In a recent Twitter exchange, I had some fun with the poor social media person at Chobani. Despite the lawsuit, the company continues to use the phrase “evaporate cane juice.” When I asked why not just call it sugar, the reply was: “It’s specifically the form we use. Not all sugars are created equal.” But I got no response when I next tried to ask exactly how their sweetener was any different from sugar. (Maybe the lawyers got hold of the Twitter account.)
Rounding out the chutzpah category is Nutella, which got in legal trouble for advertising its dessert-like product as healthy breakfast. Although the case was settled for $3 million, it was also the subject of some ridicule by those who thought it was obvious that Nutella is a treat. But that critique misses the point: Under the law, companies are not allowed to market its junk food products as healthful. In a seminal case against Gerber for deceptively marketing children’s “fruit snacks,” the company tried to use the Nutrition Facts label as a defense, since the ingredients and amount of sugar are clearly listed there.
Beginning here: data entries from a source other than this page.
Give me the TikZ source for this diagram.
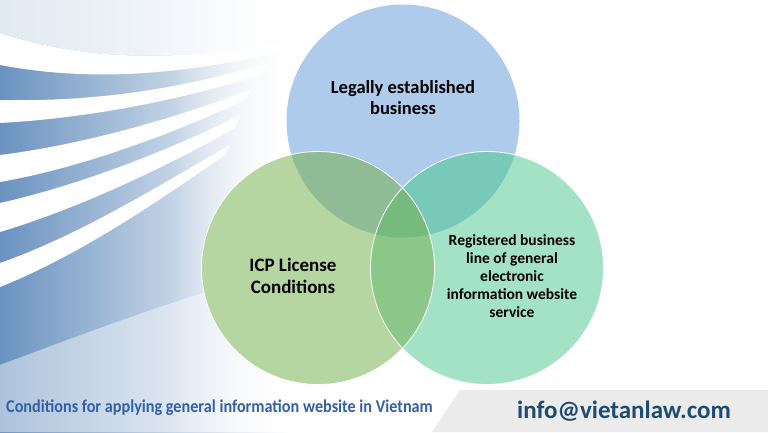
\documentclass[tikz,border=0pt]{standalone}
\usepackage{fontspec}
\setmainfont{Carlito}
\newfontfamily\condfont[FakeStretch=0.9]{Carlito}
\usepackage{tikz}
\usetikzlibrary{fadings}

\definecolor{bgblue}{HTML}{6A92C0}
\definecolor{topblue}{HTML}{AECBEB}
\definecolor{leftgreen}{HTML}{B5D5A1}
\definecolor{rightgreen}{HTML}{A4E2C6}
\definecolor{tlmix}{HTML}{8FBB95}
\definecolor{trmix}{HTML}{79C9BB}
\definecolor{lrmix}{HTML}{8CC78A}
\definecolor{allmix}{HTML}{76BA7E}
\definecolor{titleblue}{HTML}{3460A8}
\definecolor{mailblue}{HTML}{1E4B70}
\definecolor{boxgrey}{HTML}{EBEBEB}

\begin{document}
\begin{tikzpicture}[x=1pt, y=-1pt,
    circletext/.style={font=\bfseries, align=center, text=black}]
    \useasboundingbox (0,0) rectangle (768,432);
    \fill[white] (0,0) rectangle (768,432);

    % Background streaks
    \shade[left color=bgblue, middle color=bgblue!40, right color=white] (0,0) rectangle (290,432);
    \fill[white, opacity=0.8] (0,0) -- (0,33) .. controls (90,62) and (180,62) .. (300,40) -- (310,0) -- cycle;
    \fill[white] (0,33) .. controls (90,62) and (180,62) .. (300,40)
        -- (280,52) .. controls (180,75) and (90,82) .. (0,65) -- cycle;
    \fill[white] (0,100) .. controls (90,102) and (180,90) .. (270,62)
        -- (260,75) .. controls (180,100) and (90,118) .. (0,123) -- cycle;
    \fill[white] (0,155) .. controls (80,145) and (170,120) .. (250,90)
        -- (245,100) .. controls (170,135) and (80,168) .. (0,182) -- cycle;
    \fill[white] (0,203) .. controls (80,185) and (170,150) .. (240,115)
        -- (235,128) .. controls (170,165) and (80,208) .. (0,232) -- cycle;
    \fill[white] (0,263) .. controls (80,235) and (160,185) .. (230,145)
        -- (225,155) .. controls (160,200) and (80,255) .. (0,287) -- cycle;
    \fill[white, opacity=0.45] (0,365) .. controls (80,335) and (160,305) .. (230,285)
        -- (310,285) -- (310,432) -- (0,432) -- cycle;
    \fill[white, path fading=west] (170,0) rectangle (300,432);

    % Circles
    \coordinate (ctop) at (403,121);
    \coordinate (cleft) at (318,268);
    \coordinate (cright) at (487,268);
    \fill[topblue] (ctop) circle (116.5pt);
    \fill[leftgreen] (cleft) circle (116.5pt);
    \fill[rightgreen] (cright) circle (116.5pt);
    \begin{scope}
        \clip (ctop) circle (116.5pt);
        \fill[tlmix] (cleft) circle (116.5pt);
        \fill[trmix] (cright) circle (116.5pt);
    \end{scope}
    \begin{scope}
        \clip (cleft) circle (116.5pt);
        \fill[lrmix] (cright) circle (116.5pt);
        \clip (ctop) circle (116.5pt);
        \fill[allmix] (cright) circle (116.5pt);
    \end{scope}
    \draw[white, line width=0.8pt] (cleft) circle (116.5pt);
    \draw[white, line width=0.8pt] (cright) circle (116.5pt);

    % Circle labels
    \node[circletext, font=\bfseries\fontsize{18.5}{21}\selectfont] (legal) at (403,98)
        {Legally established\\business};
    \node[circletext, font=\bfseries\fontsize{19}{22}\selectfont] (icp) at (293,276)
        {ICP License\\Conditions};
    \node[circletext, font=\bfseries\fontsize{15.5}{18}\selectfont] (regline) at (512,276)
        {Registered business\\line of general\\electronic\\information website\\service};

    % Footer
    \fill[boxgrey] (460,390) -- (768,390) -- (768,432) -- (432,432) -- cycle;
    \node[anchor=west, inner sep=0pt, text=titleblue,
        font=\condfont\bfseries\fontsize{18}{20}\selectfont] (caption) at (6,408)
        {Conditions for applying general information website in Vietnam};
    \node[text=mailblue, font=\bfseries\fontsize{25}{28}\selectfont] (mail) at (624,411)
        {info@vietanlaw.com};
\end{tikzpicture}
\end{document}
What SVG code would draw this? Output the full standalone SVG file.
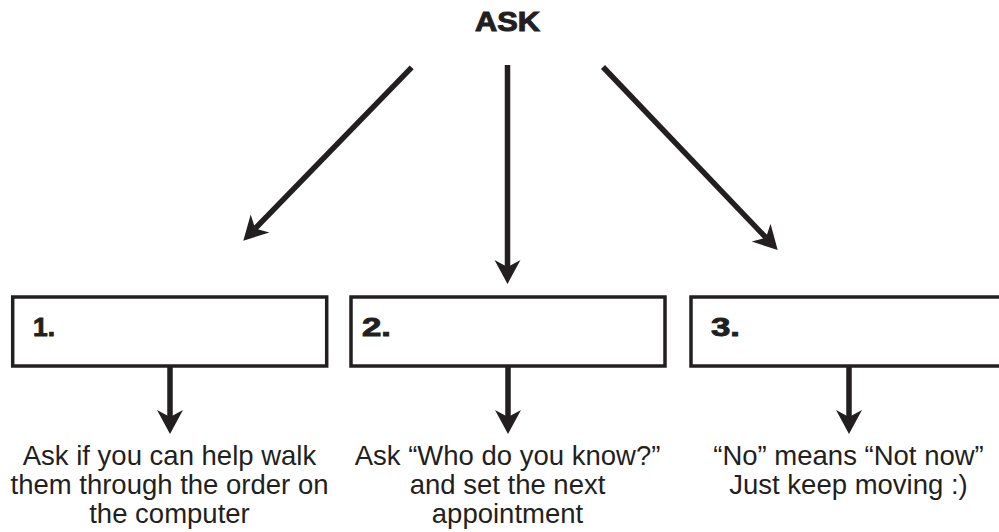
<svg xmlns="http://www.w3.org/2000/svg" width="999" height="532" viewBox="0 0 999 532">
<style>
.box{fill:#fff;stroke:#231f20;stroke-width:3.5}
.ln{stroke:#231f20;stroke-width:5.5;fill:none}
.ah{fill:#231f20}
.lbl{font-family:"Liberation Sans",Arial,sans-serif;font-weight:bold;font-size:25px;fill:#231f20;stroke:#231f20;stroke-width:0.9}
.txt{font-family:"Liberation Sans",Arial,sans-serif;font-size:27.5px;fill:#231f20;text-anchor:middle}
.title{font-family:"Liberation Sans",Arial,sans-serif;font-weight:bold;font-size:27px;fill:#231f20;text-anchor:middle;stroke:#231f20;stroke-width:1}
</style>
<rect width="999" height="532" fill="#fff"/>
<g id="ask"><text class="title" x="507.5" y="31" textLength="65" lengthAdjust="spacingAndGlyphs">ASK</text></g>
<g id="box1"><rect class="box" x="12.7" y="297" width="314" height="69"/><text class="lbl" x="33" y="336" textLength="22" lengthAdjust="spacingAndGlyphs">1.</text></g>
<g id="box2"><rect class="box" x="351" y="297" width="314" height="69"/><text class="lbl" x="362" y="336" textLength="29" lengthAdjust="spacingAndGlyphs">2.</text></g>
<g id="box3"><rect class="box" x="691" y="297" width="330" height="69"/><text class="lbl" x="711" y="336" textLength="29" lengthAdjust="spacingAndGlyphs">3.</text></g>
<g id="text1"><text class="txt" x="169.5" y="465">Ask if you can help walk</text><text class="txt" x="169.5" y="494">them through the order on</text><text class="txt" x="169.5" y="523">the computer</text></g>
<g id="text2"><text class="txt" x="507.5" y="465">Ask “Who do you know?”</text><text class="txt" x="507.5" y="494">and set the next</text><text class="txt" x="507.5" y="523">appointment</text></g>
<g id="text3"><text class="txt" x="848.5" y="465">“No” means “Not now”</text><text class="txt" x="848.5" y="494">Just keep moving :)</text></g>
<g id="connectors">
<line class="ln" x1="411.7" y1="67.3" x2="255.15" y2="228.51"/>
<polygon class="ah" points="243.3,240.7 269.35,232.55 255.15,228.51 250.71,214.43"/>
<line class="ln" x1="507.5" y1="65" x2="507.5" y2="267"/>
<polygon class="ah" points="507.5,284 494.5,260 507.5,267 520.5,260"/>
<line class="ln" x1="603" y1="67" x2="765.97" y2="237.71"/>
<polygon class="ah" points="777.7,250 751.74,241.62 765.97,237.71 770.54,223.68"/>
<line class="ln" x1="170" y1="367" x2="170" y2="417"/>
<polygon class="ah" points="170,434 157,410 170,417 183,410"/>
<line class="ln" x1="508" y1="367" x2="508" y2="417"/>
<polygon class="ah" points="508,434 495,410 508,417 521,410"/>
<line class="ln" x1="849" y1="367" x2="849" y2="417"/>
<polygon class="ah" points="849,434 836,410 849,417 862,410"/>
</g>
</svg>
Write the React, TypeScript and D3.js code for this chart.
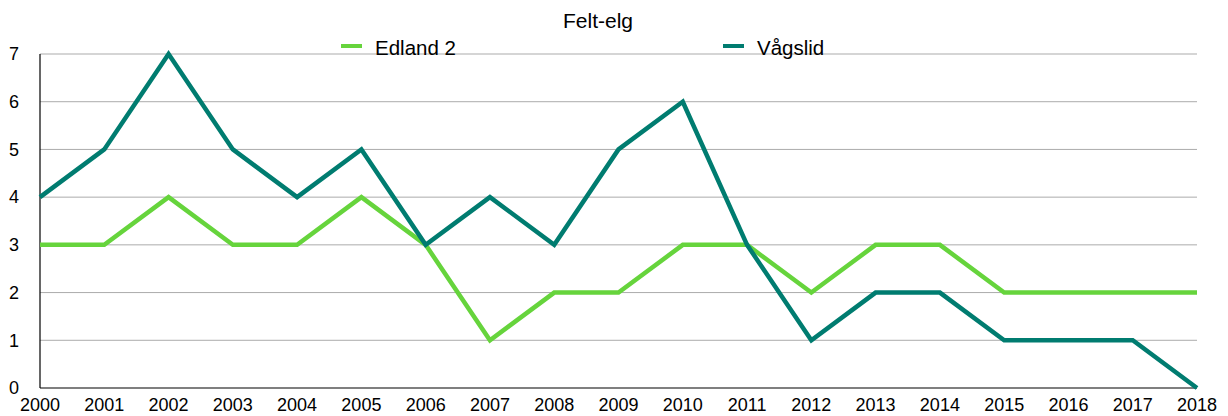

But the judge explained that information being available elsewhere (like on the back of the package) does not make it OK for a company to deceive consumers in other ways, such as on the front of the package or in ads.
While litigation represents an important tool for holding food companies responsible, there are also numerous challenges. For example, the strategy requires targeting one product or line of products at a time, which is not the most efficient approach for sweeping change. However, strategic selection of the worst (and largest) offenders can send a strong message to an entire industry.
Another limitation is how long the court process can take: often several years just to get through the preliminary phase. And, corporate defense lawyers are skillful at dragging out the process in hopes the plaintiffs will give up. Finally, the results are sometimes less than ideal. Most cases end in settlement because they are too costly to bring to trial, and negotiation necessitates compromise.
But given the widespread health-washing by a desperate food industry at a time when the American public is starting to realize that actual fruit may be a healthier option than Fruit Loops, litigation is a critical, if imperfect, tool.
Why Get Involved in Litigation?
Advocacy groups engaged in the good food movement should take notice. While major foundations may be too skittish to fund litigation, organizations can still team up with private lawyers to bring more of these sorts of cases. Nonprofits can play different roles such as: 1) offering specific expertise as consultants; 2) asking their members to serve as plaintiffs; 3) being a named plaintiff themselves in certain types of actions; or 4) serving as co-counsel.
Perhaps the best motivator for a nonprofit group to get involved in litigation is the potential for being awarded part of a “cy pres” fund: money set aside in a settlement for nonprofits doing good work that is sufficiently related to the case. Several good projects got their start with cy pres money, including a California-based group called CANFIT, which works with adolescents around health and nutrition. That settlement fund was from a deceptive marketing case against Kraft Foods, and some 20 years later the group is still going strong.
We have our work cut out for us with so much deception in the marketplace, but with better coordination and teamwork, we can make real progress through the legal system. It’s a shame that we have to turn to the courts at all, but that’s the political reality right now. Someone has to hold the food industry accountable.